» **OBJECTIVE**
An exact copy of all the data is required, with pictures left out.

▬▬▬▬▬▬

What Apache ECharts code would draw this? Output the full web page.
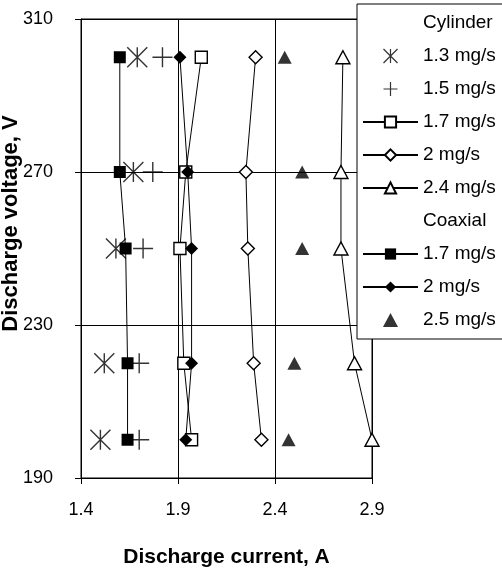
<!DOCTYPE html>
<html>
<head>
<meta charset="utf-8">
<script src="https://cdn.jsdelivr.net/npm/echarts@6/dist/echarts.min.js"></script>
<style>
html,body{margin:0;padding:0;background:#fff;}
#chart{width:502px;height:573px;}
</style>
</head>
<body>
<div id="chart"></div>
<script>
// Data
var voltages = [300, 270, 250, 220, 200];
var cyl13 = [1.69, 1.67, 1.58, 1.52, 1.50];
var cyl15 = [1.82, 1.77, 1.72, 1.70, 1.70];
var cyl17 = [2.02, 1.94, 1.91, 1.93, 1.97];
var cyl20 = [2.30, 2.25, 2.26, 2.29, 2.33];
var cyl24 = [2.75, 2.74, 2.74, 2.81, 2.90];
var coax17 = [1.60, 1.60, 1.63, 1.64, 1.64];
var coax20 = [1.91, 1.95, 1.97, 1.97, 1.94];
var coax25 = [2.45, 2.54, 2.54, 2.50, 2.47];
var xTicks = [1.4, 1.9, 2.4, 2.9];
var yTicks = [190, 230, 270, 310];

function pts(xs) { return xs.map(function (x, i) { return [x, voltages[i]]; }); }

var FONT = 'Liberation Sans, Arial, sans-serif';
var asterisk = 'path://M0,0L20,20M20,0L0,20M10,0L10,20';
var plus = 'path://M0,10L20,10M10,0L10,20';
var tri = 'path://M7,0L14,13L0,13Z';

var strokeOnly = {color: 'rgba(0,0,0,0)', borderColor: '#000', borderWidth: 1.4};
var openStyle = {color: '#fff', borderColor: '#000', borderWidth: 1.4};
var filledStyle = {color: '#000', borderColor: '#000', borderWidth: 0};
var lineSt = {color: '#000', width: 1};

var series = [
  {name: 'h|Cylinder', type: 'scatter', data: []},
  {name: 'a|1.3 mg/s', type: 'scatter', data: pts(cyl13), symbol: asterisk, symbolSize: 20, itemStyle: strokeOnly},
  {name: 'b|1.5 mg/s', type: 'scatter', data: pts(cyl15), symbol: plus, symbolSize: 20, itemStyle: strokeOnly},
  {name: 'c|1.7 mg/s', type: 'line', data: pts(cyl17), symbol: 'rect', symbolSize: 12, itemStyle: openStyle, lineStyle: lineSt},
  {name: 'd|2 mg/s', type: 'line', data: pts(cyl20), symbol: 'diamond', symbolSize: 13, itemStyle: openStyle, lineStyle: lineSt},
  {name: 'e|2.4 mg/s', type: 'line', data: pts(cyl24), symbol: tri, symbolSize: [14, 13], itemStyle: openStyle, lineStyle: lineSt},
  {name: 'i|Coaxial', type: 'scatter', data: []},
  {name: 'f|1.7 mg/s', type: 'line', data: pts(coax17), symbol: 'rect', symbolSize: 12, itemStyle: filledStyle, lineStyle: lineSt},
  {name: 'g|2 mg/s', type: 'line', data: pts(coax20), symbol: 'diamond', symbolSize: 13, itemStyle: filledStyle, lineStyle: lineSt},
  {name: 'k|2.5 mg/s', type: 'scatter', data: pts(coax25), symbol: tri, symbolSize: [14, 13], itemStyle: filledStyle}
];
series.forEach(function (s) { s.animation = false; s.emphasis = {disabled: true}; });

var legendData = series.map(function (s) {
  if (s.data.length === 0) {
    return {name: s.name, icon: 'rect', itemStyle: {color: 'rgba(0,0,0,0)', borderWidth: 0}};
  }
  if (s.name.charAt(0) === 'a' || s.name.charAt(0) === 'b') {
    return {name: s.name, itemStyle: {borderWidth: 1.2}};
  }
  return {name: s.name};
});

var chart = echarts.init(document.getElementById('chart'), null, {renderer: 'canvas'});
chart.setOption({
  animation: false,
  backgroundColor: '#fff',
  textStyle: {fontFamily: FONT},
  grid: {left: 81, top: 19, width: 291, height: 459, containLabel: false, outerBoundsMode: 'none',
    show: true, borderColor: '#000', borderWidth: 1, backgroundColor: 'rgba(0,0,0,0)'},
  xAxis: {
    type: 'value', min: xTicks[0], max: xTicks[xTicks.length - 1], interval: 0.5,
    name: 'Discharge current, A', nameLocation: 'middle', nameGap: 69, nameMoveOverlap: false,
    nameTextStyle: {fontFamily: FONT, fontSize: 21, fontWeight: 'bold', color: '#000'},
    axisLine: {show: true, lineStyle: {color: '#000', width: 1}},
    axisTick: {show: true, inside: false, length: 6, lineStyle: {color: '#000'}},
    axisLabel: {fontFamily: FONT, fontSize: 18, color: '#000', margin: 23, formatter: function (v) { return v.toFixed(1); }},
    splitLine: {show: true, lineStyle: {color: '#000', width: 1}}
  },
  yAxis: {
    type: 'value', min: yTicks[0], max: yTicks[yTicks.length - 1], interval: 40,
    name: 'Discharge voltage, V', nameLocation: 'middle', nameGap: 59, nameMoveOverlap: false,
    nameTextStyle: {fontFamily: FONT, fontSize: 22, fontWeight: 'bold', color: '#000', padding: [0, 0, 0, 50]},
    axisLine: {show: true, lineStyle: {color: '#000', width: 1}},
    axisTick: {show: true, inside: false, length: 6, lineStyle: {color: '#000'}},
    axisLabel: {fontFamily: FONT, fontSize: 18, color: '#000', margin: 28},
    splitLine: {show: true, lineStyle: {color: '#000', width: 1}}
  },
  legend: {
    orient: 'vertical', left: 357, top: 4,
    backgroundColor: '#fff', borderColor: '#000', borderWidth: 1,
    padding: [9, 60, 9, 5],
    itemWidth: 55, itemHeight: 14, itemGap: 13, selectedMode: false,
    textStyle: {fontFamily: FONT, fontSize: 19, color: '#000', lineHeight: 20},
    formatter: function (n) { return n.split('|')[1]; },
    data: legendData
  },
  series: series
});
</script>
</body>
</html>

▬▬▬▬▬▬

» **TASK RESULT**
What Apache ECharts code would draw this? Output the full web page.
<!DOCTYPE html>
<html>
<head>
<meta charset="utf-8">
<script src="https://cdn.jsdelivr.net/npm/echarts@6/dist/echarts.min.js"></script>
<style>
html,body{margin:0;padding:0;background:#fff;}
#chart{width:502px;height:573px;}
</style>
</head>
<body>
<div id="chart"></div>
<script>
// Data
var voltages = [300, 270, 250, 220, 200];
var cyl13 = [1.69, 1.67, 1.58, 1.52, 1.50];
var cyl15 = [1.82, 1.77, 1.72, 1.70, 1.70];
var cyl17 = [2.02, 1.94, 1.91, 1.93, 1.97];
var cyl20 = [2.30, 2.25, 2.26, 2.29, 2.33];
var cyl24 = [2.75, 2.74, 2.74, 2.81, 2.90];
var coax17 = [1.60, 1.60, 1.63, 1.64, 1.64];
var coax20 = [1.91, 1.95, 1.97, 1.97, 1.94];
var coax25 = [2.45, 2.54, 2.54, 2.50, 2.47];
var xTicks = [1.4, 1.9, 2.4, 2.9];
var yTicks = [190, 230, 270, 310];

function pts(xs) { return xs.map(function (x, i) { return [x, voltages[i]]; }); }

var FONT = 'Liberation Sans, Arial, sans-serif';
var asterisk = 'path://M0,0L20,20M20,0L0,20M10,0L10,20';
var plus = 'path://M0,10L20,10M10,0L10,20';
var tri = 'path://M7,0L14,13L0,13Z';

var strokeOnly = {color: 'rgba(0,0,0,0)', borderColor: '#000', borderWidth: 1.4};
var openStyle = {color: '#fff', borderColor: '#000', borderWidth: 1.4};
var filledStyle = {color: '#000', borderColor: '#000', borderWidth: 0};
var lineSt = {color: '#000', width: 1};

var series = [
  {name: 'h|Cylinder', type: 'scatter', data: []},
  {name: 'a|1.3 mg/s', type: 'scatter', data: pts(cyl13), symbol: asterisk, symbolSize: 20, itemStyle: strokeOnly},
  {name: 'b|1.5 mg/s', type: 'scatter', data: pts(cyl15), symbol: plus, symbolSize: 20, itemStyle: strokeOnly},
  {name: 'c|1.7 mg/s', type: 'line', data: pts(cyl17), symbol: 'rect', symbolSize: 12, itemStyle: openStyle, lineStyle: lineSt},
  {name: 'd|2 mg/s', type: 'line', data: pts(cyl20), symbol: 'diamond', symbolSize: 13, itemStyle: openStyle, lineStyle: lineSt},
  {name: 'e|2.4 mg/s', type: 'line', data: pts(cyl24), symbol: tri, symbolSize: [14, 13], itemStyle: openStyle, lineStyle: lineSt},
  {name: 'i|Coaxial', type: 'scatter', data: []},
  {name: 'f|1.7 mg/s', type: 'line', data: pts(coax17), symbol: 'rect', symbolSize: 12, itemStyle: filledStyle, lineStyle: lineSt},
  {name: 'g|2 mg/s', type: 'line', data: pts(coax20), symbol: 'diamond', symbolSize: 13, itemStyle: filledStyle, lineStyle: lineSt},
  {name: 'k|2.5 mg/s', type: 'scatter', data: pts(coax25), symbol: tri, symbolSize: [14, 13], itemStyle: filledStyle}
];
series.forEach(function (s) { s.animation = false; s.emphasis = {disabled: true}; });

var legendData = series.map(function (s) {
  if (s.data.length === 0) {
    return {name: s.name, icon: 'rect', itemStyle: {color: 'rgba(0,0,0,0)', borderWidth: 0}};
  }
  if (s.name.charAt(0) === 'a' || s.name.charAt(0) === 'b') {
    return {name: s.name, itemStyle: {borderWidth: 1.2}};
  }
  return {name: s.name};
});

var chart = echarts.init(document.getElementById('chart'), null, {renderer: 'canvas'});
chart.setOption({
  animation: false,
  backgroundColor: '#fff',
  textStyle: {fontFamily: FONT},
  grid: {left: 81, top: 19, width: 291, height: 459, containLabel: false, outerBoundsMode: 'none',
    show: true, borderColor: '#000', borderWidth: 1, backgroundColor: 'rgba(0,0,0,0)'},
  xAxis: {
    type: 'value', min: xTicks[0], max: xTicks[xTicks.length - 1], interval: 0.5,
    name: 'Discharge current, A', nameLocation: 'middle', nameGap: 69, nameMoveOverlap: false,
    nameTextStyle: {fontFamily: FONT, fontSize: 21, fontWeight: 'bold', color: '#000'},
    axisLine: {show: true, lineStyle: {color: '#000', width: 1}},
    axisTick: {show: true, inside: false, length: 6, lineStyle: {color: '#000'}},
    axisLabel: {fontFamily: FONT, fontSize: 18, color: '#000', margin: 23, formatter: function (v) { return v.toFixed(1); }},
    splitLine: {show: true, lineStyle: {color: '#000', width: 1}}
  },
  yAxis: {
    type: 'value', min: yTicks[0], max: yTicks[yTicks.length - 1], interval: 40,
    name: 'Discharge voltage, V', nameLocation: 'middle', nameGap: 59, nameMoveOverlap: false,
    nameTextStyle: {fontFamily: FONT, fontSize: 22, fontWeight: 'bold', color: '#000', padding: [0, 0, 0, 50]},
    axisLine: {show: true, lineStyle: {color: '#000', width: 1}},
    axisTick: {show: true, inside: false, length: 6, lineStyle: {color: '#000'}},
    axisLabel: {fontFamily: FONT, fontSize: 18, color: '#000', margin: 28},
    splitLine: {show: true, lineStyle: {color: '#000', width: 1}}
  },
  legend: {
    orient: 'vertical', left: 357, top: 4,
    backgroundColor: '#fff', borderColor: '#000', borderWidth: 1,
    padding: [9, 60, 9, 5],
    itemWidth: 55, itemHeight: 14, itemGap: 13, selectedMode: false,
    textStyle: {fontFamily: FONT, fontSize: 19, color: '#000', lineHeight: 20},
    formatter: function (n) { return n.split('|')[1]; },
    data: legendData
  },
  series: series
});
</script>
</body>
</html>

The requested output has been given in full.